JOB = Below is a listing to transcribe in full and exactly; keep the pictures out.

* begin *

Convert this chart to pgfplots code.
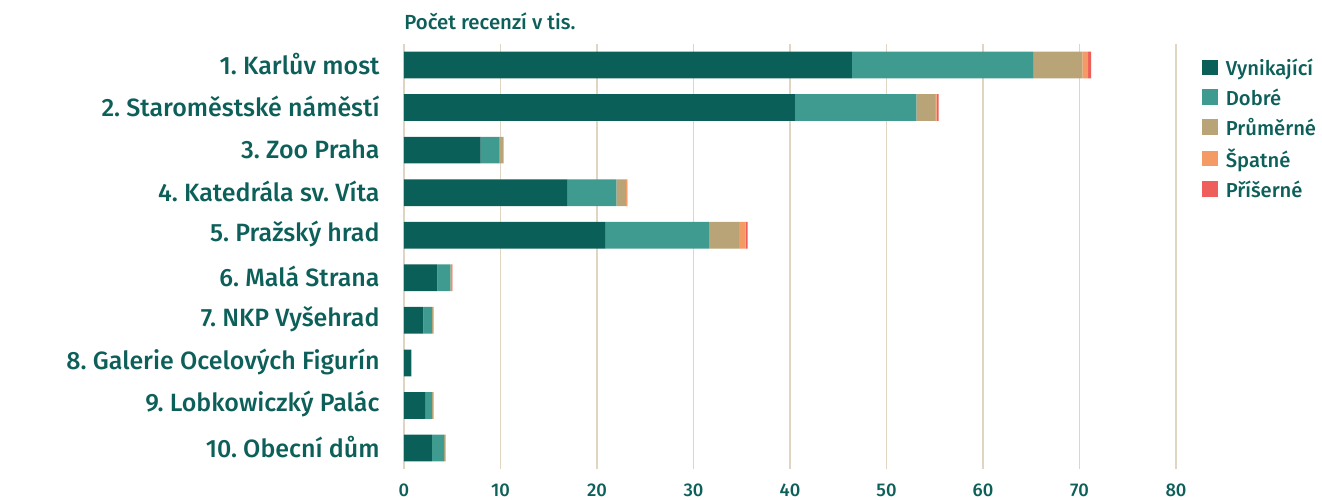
\documentclass[border=0pt]{standalone}
\usepackage{pgfplots}
\pgfplotsset{compat=1.18}
\usepackage{fontspec}
\setmainfont{Fira Sans}[UprightFont={* Medium}, BoldFont={* SemiBold}]
\frenchspacing
\definecolor{cA}{HTML}{0B5F59}
\definecolor{cB}{HTML}{3F9B90}
\definecolor{cC}{HTML}{B8A477}
\definecolor{cD}{HTML}{F39A65}
\definecolor{cE}{HTML}{EE5E5B}
\definecolor{txt}{HTML}{0D5F59}
\definecolor{gridc}{HTML}{E0D5C3}
\begin{document}
\begin{tikzpicture}
\useasboundingbox (-202pt,-14.85pt) rectangle (459pt,234.65pt);
\begin{axis}[at={(0,0)}, anchor=south west, scale only axis,
  width=386pt, height=212.8pt,
  xbar stacked, bar width=13.35pt,
  xmin=0, xmax=80, ymin=-0.5, ymax=9.5, y dir=reverse,
  ytick={0,...,9},
  yticklabels={1. Karlův most, 2. Staroměstské náměstí, 3. Zoo Praha, 4. Katedrála sv. Víta, 5. Pražský hrad, 6. Malá Strana, 7. NKP Vyšehrad, 8. Galerie Ocelových Figurín, 9. Lobkowiczký Palác, 10. Obecní dům},
  xtick={0,10,...,80},
  axis line style={draw=none}, major tick length=0pt,
  xmajorgrids, grid style={color=gridc, line width=0.75pt},
  /pgf/number format/assume math mode=true,
  tick label style={text=txt},
  yticklabel style={font=\fontsize{12.5}{14}\selectfont, inner sep=0pt, xshift=-12pt, yshift=0.6pt},
  xticklabel style={font=\fontsize{9.2}{11}\selectfont, inner sep=0pt, yshift=-7pt},
  legend style={draw=none, fill=none, at={(1.026,0.984)}, anchor=north west,
    font=\fontsize{10.1}{12}\selectfont, text=txt, row sep=1.1pt,
    /tikz/every odd column/.append style={column sep=2pt}},
  legend cell align=left,
  legend image code/.code={\fill[#1] (0pt,-3.1pt) rectangle (7.7pt,4.6pt);},
  clip=false,
]
\addplot[fill=cA, draw=none] coordinates {(46.4,0) (40.5,1) (7.95,2) (16.9,3) (20.9,4) (3.45,5) (2.0,6) (0.73,7) (2.2,8) (2.9,9)};
\addplot[fill=cB, draw=none] coordinates {(18.8,0) (12.6,1) (1.9,2) (5.1,3) (10.7,4) (1.35,5) (0.9,6) (0.02,7) (0.7,8) (1.25,9)};
\addplot[fill=cC, draw=none] coordinates {(5.1,0) (1.9,1) (0.4,2) (1.0,3) (3.1,4) (0.17,5) (0.15,6) (0.01,7) (0.15,8) (0.14,9)};
\addplot[fill=cD, draw=none] coordinates {(0.6,0) (0.2,1) (0.05,2) (0.1,3) (0.7,4) (0.03,5) (0.02,6) (0,7) (0.02,8) (0.02,9)};
\addplot[fill=cE, draw=none] coordinates {(0.3,0) (0.2,1) (0.02,2) (0.05,3) (0.2,4) (0.01,5) (0.01,6) (0,7) (0.01,8) (0.01,9)};
\legend{Vynikající, Dobré, Průměrné, Špatné, Příšerné}
\node[anchor=base west, inner sep=0pt, text=txt, font=\fontsize{10.2}{12}\selectfont] at ([xshift=0pt, yshift=7.35pt]rel axis cs:0,1) {Počet recenzí v tis.};
\end{axis}
\end{tikzpicture}
\end{document}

* end *

WRITTEN ANSWER =
Convert this chart to pgfplots code.
\documentclass[border=0pt]{standalone}
\usepackage{pgfplots}
\pgfplotsset{compat=1.18}
\usepackage{fontspec}
\setmainfont{Fira Sans}[UprightFont={* Medium}, BoldFont={* SemiBold}]
\frenchspacing
\definecolor{cA}{HTML}{0B5F59}
\definecolor{cB}{HTML}{3F9B90}
\definecolor{cC}{HTML}{B8A477}
\definecolor{cD}{HTML}{F39A65}
\definecolor{cE}{HTML}{EE5E5B}
\definecolor{txt}{HTML}{0D5F59}
\definecolor{gridc}{HTML}{E0D5C3}
\begin{document}
\begin{tikzpicture}
\useasboundingbox (-202pt,-14.85pt) rectangle (459pt,234.65pt);
\begin{axis}[at={(0,0)}, anchor=south west, scale only axis,
  width=386pt, height=212.8pt,
  xbar stacked, bar width=13.35pt,
  xmin=0, xmax=80, ymin=-0.5, ymax=9.5, y dir=reverse,
  ytick={0,...,9},
  yticklabels={1. Karlův most, 2. Staroměstské náměstí, 3. Zoo Praha, 4. Katedrála sv. Víta, 5. Pražský hrad, 6. Malá Strana, 7. NKP Vyšehrad, 8. Galerie Ocelových Figurín, 9. Lobkowiczký Palác, 10. Obecní dům},
  xtick={0,10,...,80},
  axis line style={draw=none}, major tick length=0pt,
  xmajorgrids, grid style={color=gridc, line width=0.75pt},
  /pgf/number format/assume math mode=true,
  tick label style={text=txt},
  yticklabel style={font=\fontsize{12.5}{14}\selectfont, inner sep=0pt, xshift=-12pt, yshift=0.6pt},
  xticklabel style={font=\fontsize{9.2}{11}\selectfont, inner sep=0pt, yshift=-7pt},
  legend style={draw=none, fill=none, at={(1.026,0.984)}, anchor=north west,
    font=\fontsize{10.1}{12}\selectfont, text=txt, row sep=1.1pt,
    /tikz/every odd column/.append style={column sep=2pt}},
  legend cell align=left,
  legend image code/.code={\fill[#1] (0pt,-3.1pt) rectangle (7.7pt,4.6pt);},
  clip=false,
]
\addplot[fill=cA, draw=none] coordinates {(46.4,0) (40.5,1) (7.95,2) (16.9,3) (20.9,4) (3.45,5) (2.0,6) (0.73,7) (2.2,8) (2.9,9)};
\addplot[fill=cB, draw=none] coordinates {(18.8,0) (12.6,1) (1.9,2) (5.1,3) (10.7,4) (1.35,5) (0.9,6) (0.02,7) (0.7,8) (1.25,9)};
\addplot[fill=cC, draw=none] coordinates {(5.1,0) (1.9,1) (0.4,2) (1.0,3) (3.1,4) (0.17,5) (0.15,6) (0.01,7) (0.15,8) (0.14,9)};
\addplot[fill=cD, draw=none] coordinates {(0.6,0) (0.2,1) (0.05,2) (0.1,3) (0.7,4) (0.03,5) (0.02,6) (0,7) (0.02,8) (0.02,9)};
\addplot[fill=cE, draw=none] coordinates {(0.3,0) (0.2,1) (0.02,2) (0.05,3) (0.2,4) (0.01,5) (0.01,6) (0,7) (0.01,8) (0.01,9)};
\legend{Vynikající, Dobré, Průměrné, Špatné, Příšerné}
\node[anchor=base west, inner sep=0pt, text=txt, font=\fontsize{10.2}{12}\selectfont] at ([xshift=0pt, yshift=7.35pt]rel axis cs:0,1) {Počet recenzí v tis.};
\end{axis}
\end{tikzpicture}
\end{document}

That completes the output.